What has emerged in place of stock picking is a new kind of craft: the ability to navigate a universe of thousands of funds, each with its own quirks, exposures, methodologies, and hidden risks. Selecting the right building blocks, understanding index construction, evaluating liquidity, comparing replication methods, and aligning exposures with client goals has become the modern equivalent of the old stock picker's art. It is no less demanding, in some ways, it is more so, because the adviser must now master not just companies, but the architecture of the entire investment ecosystem. And only then comes the actual tactical over- or underweight of certain exposures.

Seen through this lens, the evolution from Lynch to superforecasters to prediction markets does not diminish the adviser's role. It reframes it. Advisers are no longer expected to outguess the market on individual securities; they are expected to design portfolios that harness the market intelligently. They are no longer judged by their ability to find the next ten bagger but by their ability to deliver consistent, transparent, risk appropriate outcomes. And in a world where prediction markets and high speed trading dominate the short term, that long term orientation is not a retreat, it is a competitive advantage.

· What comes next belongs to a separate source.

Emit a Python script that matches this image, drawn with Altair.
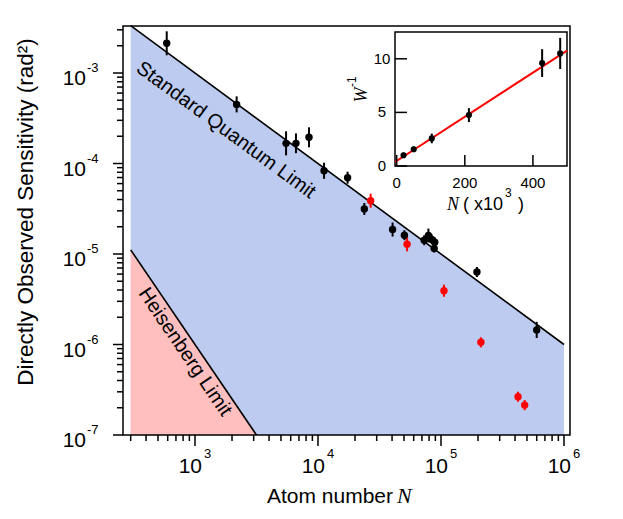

So, the conclusion is not that the age of stock picking advisers is over in some dramatic, terminal sense. It is that the profession has already moved on. The real frontier now lies in mastering the ETF landscape, in understanding how to assemble exposures rather than hand selecting securities, and in guiding clients through a financial world that is faster, noisier, and more probabilistic than anything Lynch could have imagined. Advisers who embrace that shift are not abandoning the craft of investing; they are practising its modern form.